Охотник должен притвориться мертвым. Может быть, к этому готовит инициация. Может быть, обряд инициации учит на время охоты становиться мертвым и попадать под юрисдикцию хозяина леса, а, значит, свободно владеть обычными животными, охотиться на них и не быть сожранным мертвецами – духами леса, особыми, священными животными, людьми, умершими и в лесу (там же, где и дичь) превращенными в животных.
Живые пахнут, зевают и спят, смеются. Страж, отделяющий царство мертвых (место охоты) от царства живых (место жизни) должен по запаху, сну и смеху определить, какой пришелец перед ним: мертвый или живой.
Замереть, притвориться мертвым, получить пропуск в мир мертвых (в лес) и в качестве мертвеца поохотиться там, сговорившись с одними силами леса, победив другие – вот историческая первооснова сказки.
Хитрость будущей сказки не в обряде инициации (в нем нет ничего сказочного), а в самом живом, реальном (а не ритуальном) действии человеческой охоты (исполнения желания).

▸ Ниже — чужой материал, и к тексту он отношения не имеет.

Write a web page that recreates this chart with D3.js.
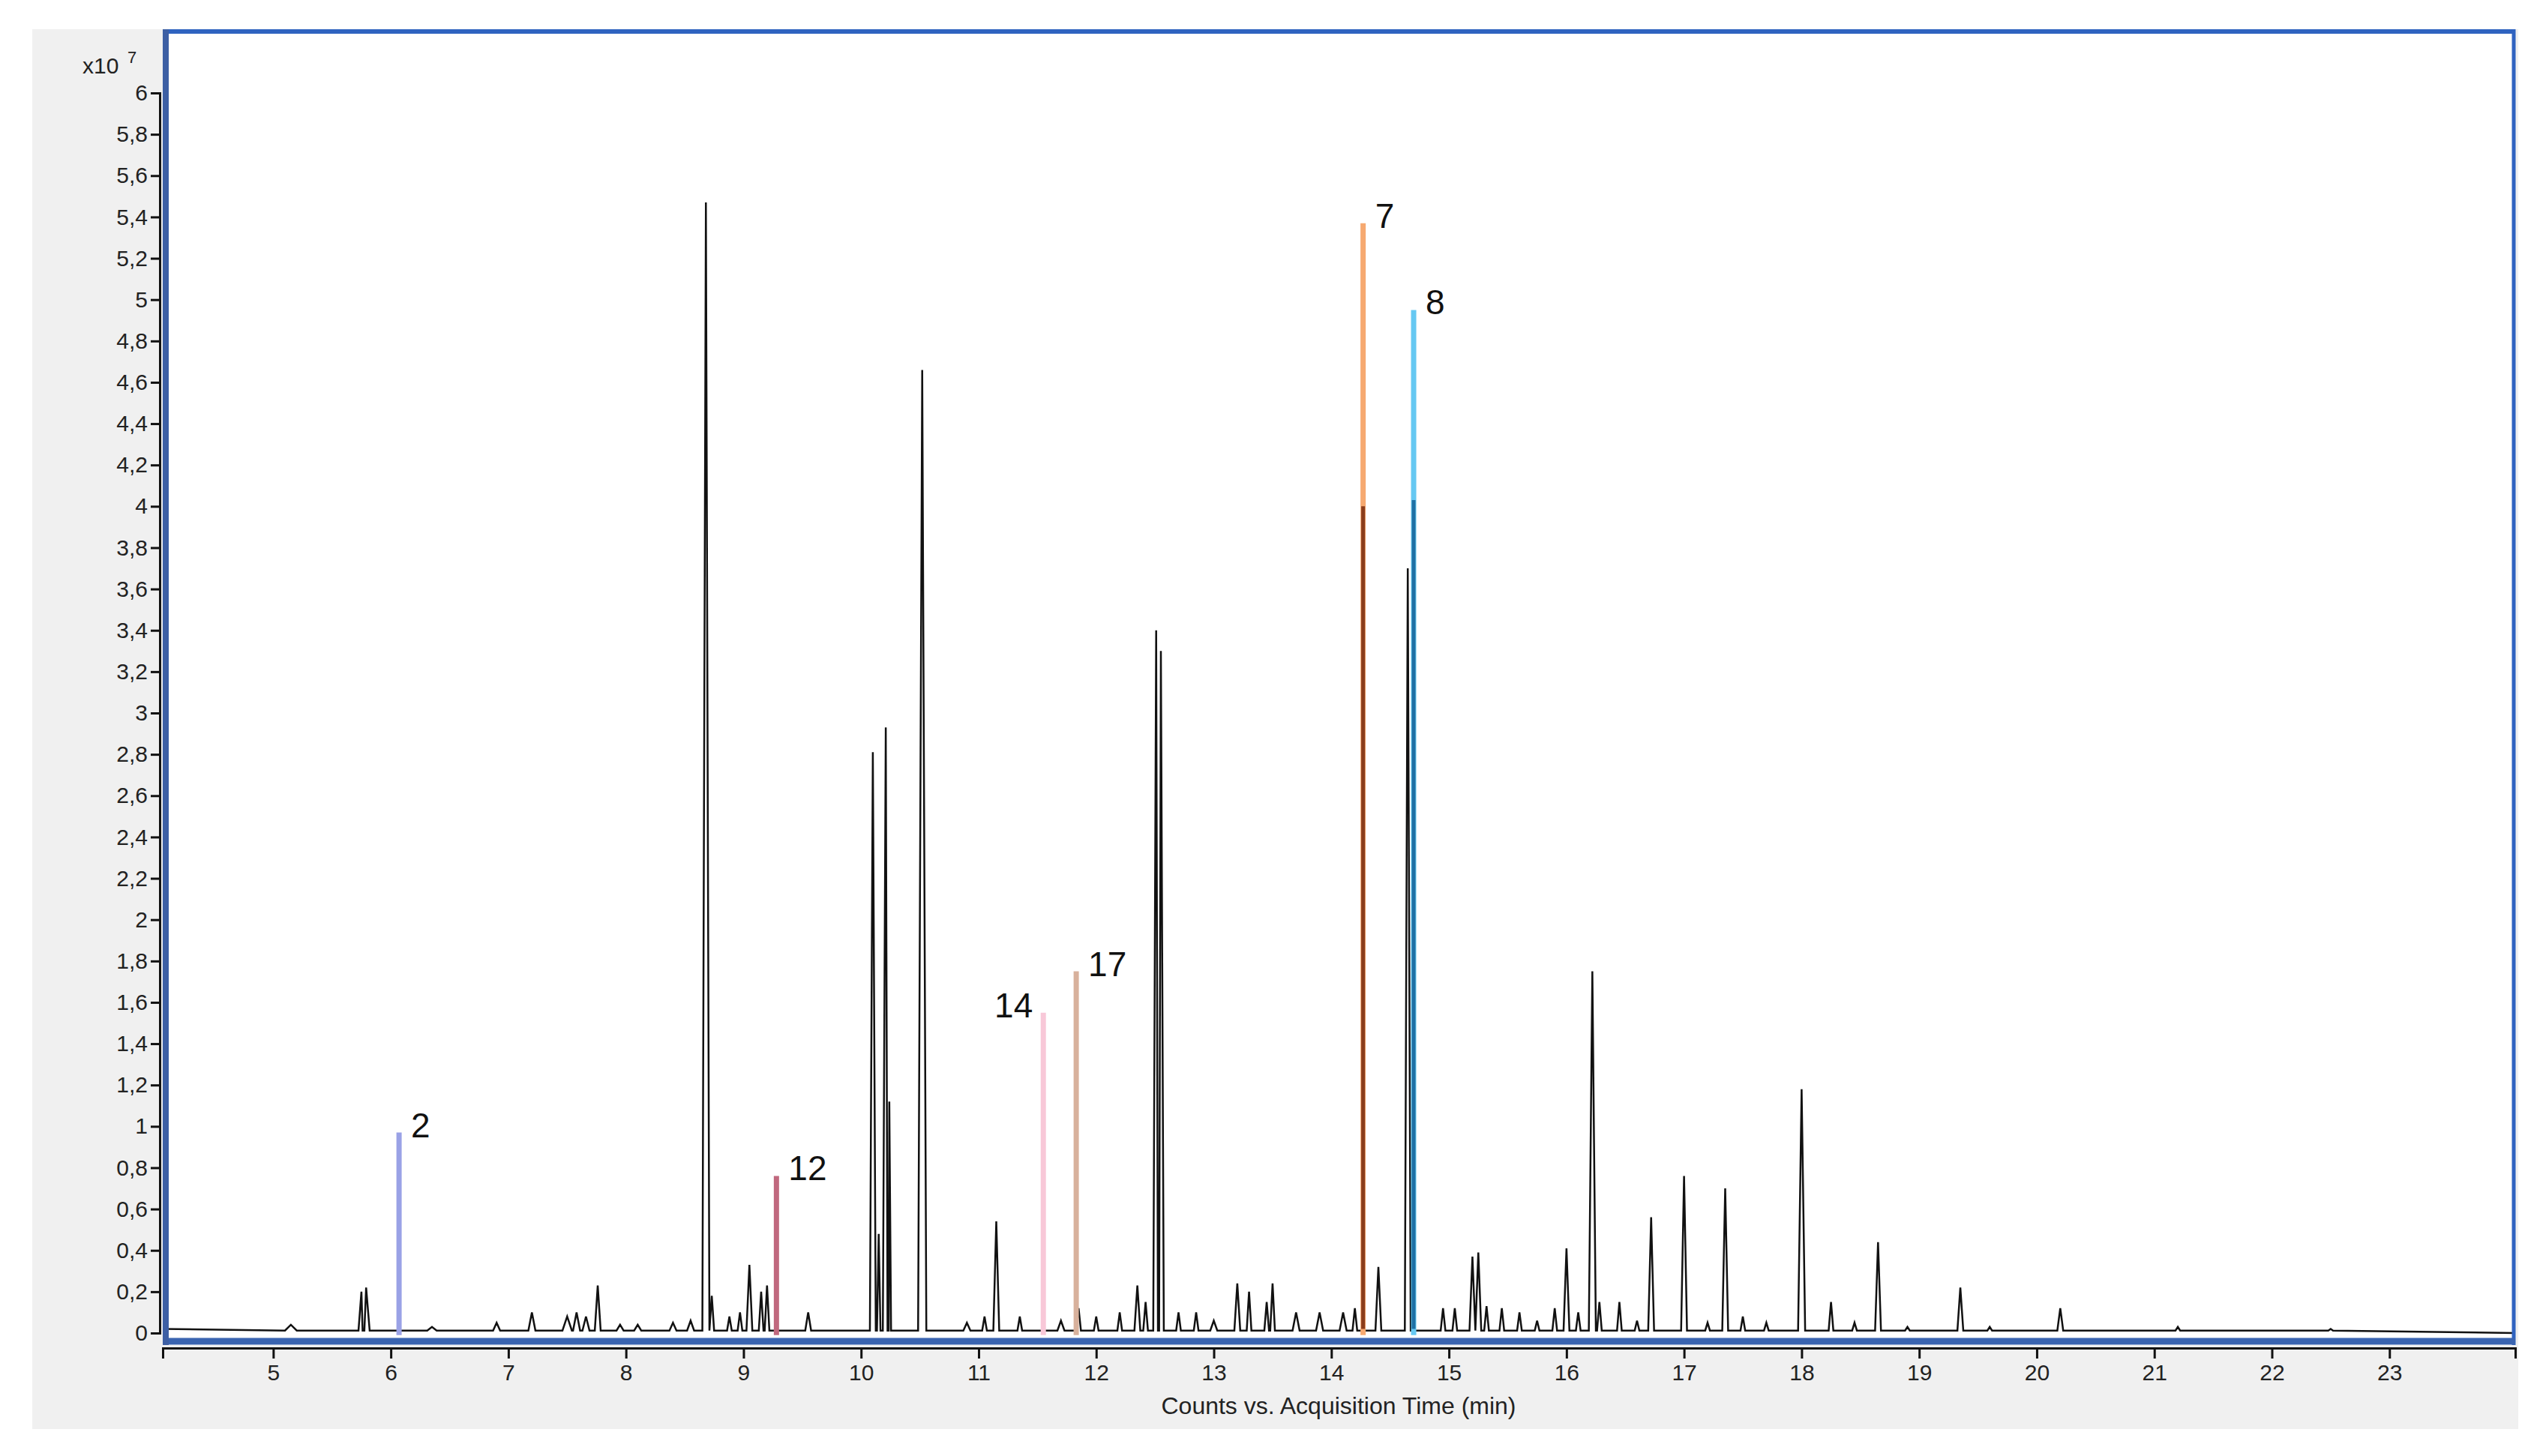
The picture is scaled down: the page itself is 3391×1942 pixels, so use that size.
<!DOCTYPE html>
<html><head><meta charset="utf-8">
<script src="https://cdn.jsdelivr.net/npm/d3@7"></script>
<style>body{margin:0;background:#fff}</style></head>
<body><svg id="c" width="3391" height="1942"></svg>
<script>
// black TIC peaks: [time(min), height (x10^7), half-width(min)]
const peakTimes = [5.15,5.75,5.79,6.35,6.9,7.2,7.5,7.58,7.66,7.76,7.95,8.1,8.4,8.55,8.68,8.73,8.88,8.97,9.05,9.15,9.2,9.55,10.1,10.15,10.21,10.24,10.52,10.9,11.05,11.15,11.35,11.7,11.85,12.0,12.2,12.35,12.42,12.51,12.55,12.7,12.85,13.0,13.2,13.3,13.45,13.5,13.7,13.9,14.1,14.2,14.4,14.65,14.95,15.05,15.2,15.25,15.32,15.45,15.6,15.75,15.9,16.0,16.1,16.22,16.28,16.45,16.6,16.72,17.0,17.2,17.35,17.5,17.7,18.0,18.25,18.45,18.65,18.9,19.35,19.6,20.2,21.2,22.5];
const peakHeights = [0.04,0.2,0.22,0.03,0.05,0.1,0.08,0.1,0.08,0.23,0.04,0.04,0.05,0.06,5.47,0.18,0.08,0.1,0.33,0.2,0.23,0.1,2.81,0.48,2.93,1.12,4.66,0.05,0.08,0.54,0.08,0.06,0.12,0.08,0.1,0.23,0.15,3.4,3.3,0.1,0.1,0.06,0.24,0.2,0.15,0.24,0.1,0.1,0.1,0.12,0.32,3.7,0.12,0.12,0.37,0.39,0.13,0.12,0.1,0.06,0.12,0.41,0.1,1.75,0.15,0.15,0.06,0.56,0.76,0.05,0.7,0.08,0.05,1.18,0.15,0.05,0.44,0.03,0.22,0.03,0.12,0.03,0.02];
const peakWidths = [0.05,0.025,0.03,0.04,0.03,0.03,0.04,0.03,0.03,0.025,0.03,0.03,0.03,0.03,0.03,0.02,0.02,0.02,0.025,0.02,0.02,0.025,0.025,0.015,0.025,0.015,0.035,0.03,0.02,0.025,0.02,0.03,0.02,0.02,0.02,0.025,0.02,0.025,0.025,0.02,0.02,0.03,0.025,0.02,0.02,0.02,0.03,0.03,0.03,0.02,0.025,0.025,0.02,0.02,0.025,0.025,0.02,0.02,0.02,0.02,0.02,0.025,0.02,0.03,0.02,0.02,0.02,0.025,0.025,0.02,0.025,0.02,0.02,0.03,0.02,0.02,0.025,0.02,0.025,0.02,0.025,0.02,0.02];
// highlighted compounds
const compLabels = ["2","12","14","17","7","8"];
const compTimes = [6.07,9.28,11.55,11.83,14.27,14.70];
const compHeights = [0.97,0.76,1.55,1.75,5.37,4.95];
const compInner = [0,0,0,0,4.0,4.03];
const compColors = ["#9aa2e6","#c0687e","#f8c8d8","#d8b19c","#f6a970","#66c8f2"];
const compInnerColors = ["","","","","#8a3d1c","#1f70a4"];
const xTicks = [5,6,7,8,9,10,11,12,13,14,15,16,17,18,19,20,21,22,23];
const yTicks = d3.range(0,31).map(i=>i/5);

const svg = d3.select("#c");
const L=217,R=3354,T=39,B=1794;
svg.append("rect").attr("x",43).attr("y",39).attr("width",3315).attr("height",1867).attr("fill","#f0f0f0");
svg.append("rect").attr("x",L).attr("y",T).attr("width",R-L).attr("height",B-T).attr("fill","#fff");
const x = d3.scaleLinear().domain([4.06,24.07]).range([L,R]);
const y = d3.scaleLinear().domain([0,6]).range([1778,124]);

function base(t){return t<5?0.02:0.012;}
const pts=[[4.06,0.02]];
peakTimes.forEach((t,i)=>{const w=peakWidths[i];pts.push([t-w,base(t)],[t,peakHeights[i]],[t+w,base(t)]);});
pts.push([24.07,0.0]);
pts.sort((a,b)=>a[0]-b[0]);
const line=d3.line().x(d=>x(d[0])).y(d=>y(d[1]));
const g=svg.append("g");
g.append("path").attr("d",line(pts)).attr("fill","none").attr("stroke","#111").attr("stroke-width",2.5);

compTimes.forEach((t,i)=>{
  g.append("line").attr("x1",x(t)).attr("x2",x(t)).attr("y1",y(-0.01)).attr("y2",y(compHeights[i])).attr("stroke",compColors[i]).attr("stroke-width",7);
  if(compInner[i]>0) g.append("line").attr("x1",x(t)).attr("x2",x(t)).attr("y1",y(0.02)).attr("y2",y(compInner[i])).attr("stroke",compInnerColors[i]).attr("stroke-width",5);
  const left = compLabels[i]==="14";
  svg.append("text").attr("x",left?x(t)-14:x(t)+16).attr("y",y(compHeights[i])+6).attr("text-anchor",left?"end":"start")
    .attr("font-family","Liberation Sans, Arial").attr("font-size",46).attr("fill","#111").text(compLabels[i]);
});

svg.append("line").attr("x1",L).attr("x2",R).attr("y1",T+3).attr("y2",T+3).attr("stroke","#2f63c0").attr("stroke-width",6);
svg.append("line").attr("x1",R-2).attr("x2",R-2).attr("y1",T).attr("y2",B).attr("stroke","#2f63c0").attr("stroke-width",5);
svg.append("line").attr("x1",L).attr("x2",R).attr("y1",B-5).attr("y2",B-5).attr("stroke","#3a64b0").attr("stroke-width",9);
svg.append("line").attr("x1",L+4).attr("x2",L+4).attr("y1",T).attr("y2",B).attr("stroke","#3d5fa4").attr("stroke-width",8);

const yAx=svg.append("g").attr("transform",`translate(${L-4},0)`)
  .call(d3.axisLeft(y).tickValues(yTicks).tickSize(12).tickPadding(4).tickFormat(d=>d3.format(".1~f")(d).replace(".",",")));
yAx.select(".domain").attr("stroke","#111").attr("stroke-width",3);
const xAx=svg.append("g").attr("transform",`translate(0,${B+4})`)
  .call(d3.axisBottom(x).tickValues(xTicks).tickSize(14).tickPadding(8).tickFormat(d3.format("d")));
xAx.select(".domain").attr("stroke","#111").attr("stroke-width",3);
svg.selectAll(".tick text").attr("font-family","Liberation Sans, Arial").attr("font-size",30).attr("fill","#222");
svg.selectAll(".tick line").attr("stroke","#111").attr("stroke-width",3);
svg.append("text").attr("x",110).attr("y",98).attr("font-family","Liberation Sans, Arial").attr("font-size",30).attr("fill","#222").text("x10");
svg.append("text").attr("x",170).attr("y",84).attr("font-family","Liberation Sans, Arial").attr("font-size",22).attr("fill","#222").text("7");
svg.append("text").attr("x",1785).attr("y",1886).attr("text-anchor","middle").attr("font-family","Liberation Sans, Arial").attr("font-size",32).attr("fill","#222").text("Counts vs. Acquisition Time (min)");
</script></body></html>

Эта хитрость рождающегося сказочного Разума, вступающего в сговор с силами леса и в диалог (спор и согласие) с силами ритуала инициации.
Бытовая сказка о хитром герое (Балде) и волшебная сказка поэтому очень похожи.
«Мы должны теперь вплотную подойти к сравнению обряда со сказкой» - обещает Пропп (ИК, с. 82), обнаруживая своеобразную драматургию книги. Ее можно изобразить в виде угла, придуманного греческим философом Фалесом для деления отрезка на любое количество равных частей.
Представим себе горизонтальный луч художественного пространства сказки. Под углом к нему сверху вниз и слева направо направлена временная ось обряда инициации. На оси времени точки – фазисы обряда инициации. Проведем из них ряд параллельных линий. Они рассекут пространственную ось и обозначат композицию мега-сказки Проппа. Это – классический образ Нового времени, его пространственно-временной «проект» (М. Хайдеггер). Время (натуральное число) течет независимо от пространства, проецирование временных фазисов на пространственноподобную ось порождает величину (в данном случае – сказочное пространство как величину). Таким способом образуются и познаются - сведением к количеству - все качества в гегелевской космогонии.